Love languages got a lot of hype a while back. It seemed like all of my girlfriends were obsessed with figuring out what language they love in and how they receive love best.
I love this.
I love any way to make human connection easier to express and explain to others. It made so much sense when I was reading about it why there are couples that seem so right for each other and then, one day, they implode because they didn’t feel loved enough, appreciated enough or felt like they were enough.
I was always shocked, because from my perspective, I could see all the ways the other person was showing that they loved the other.
That’s the problem, I guess. It’s always easier to see the obvious when you’re not in it.

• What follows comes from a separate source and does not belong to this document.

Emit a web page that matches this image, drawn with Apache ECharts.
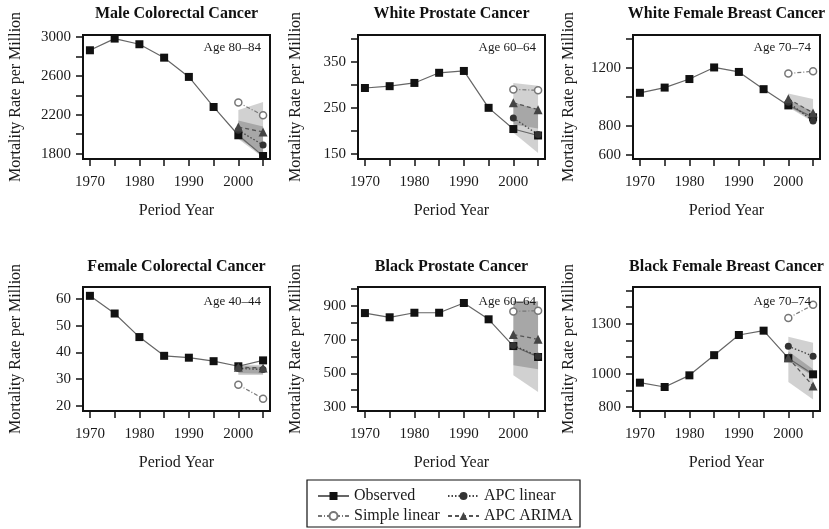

I’ve been thinking about this in my relationship a lot.
My partner and I thought (in the beginning) that we both had the same love languages. We even took the quiz together and just laughed and laughed about how lucky we were to have so much in common. (eye roll)
Well, after moving in together and being together 24-7, you don’t just learn more about them, but SO much more about yourself.
Turns out, we could literally not be more different. We have spent the last almost 4 months in states of utter bliss and complete angry confusion. We have accused the other of not showing affection, love, appreciation or just general kindness. This isn’t because we don’t love each other, because nothing is further from the truth, but WHY cant we get it right??
After many long and teary discussions, the truth just came out. *drum roll*
We don’t love the same.
What is important to me, doesn’t even come up on his radar and vice versa. I feel like I do things all the time that show how much I care and appreciate him, but he doesn’t see it because it isn’t his language.
It’s like if I was dating someone who spoke Mandarin and if I told him all the nice things that I like about him, he wouldnt know what I was saying or what I meant. I could be cursing him for all he knew.
That’s how it is with us. It feel like we are literally learning a new language and when we “speak” to each other, it has to be in a way that is receptive for the other and we have to have hope and faith that the other will, in turn, speak to us in our language, so we can both feel “heard”.
I feel like I have had a big revelation with this and I know people who have been in much longer relationship that this will think “Nah, Duh”, but it wasnt that obvious to us.
It feels good to have finally turned this corner, but I know there are much more difficult roads ahead.
With health, visas and personal baggage, it seems like we cant catch a break. I know in the end, it will all be worth it, but, damn, I’d like the uiverse to throw me a bone or at least a (carb free) beer.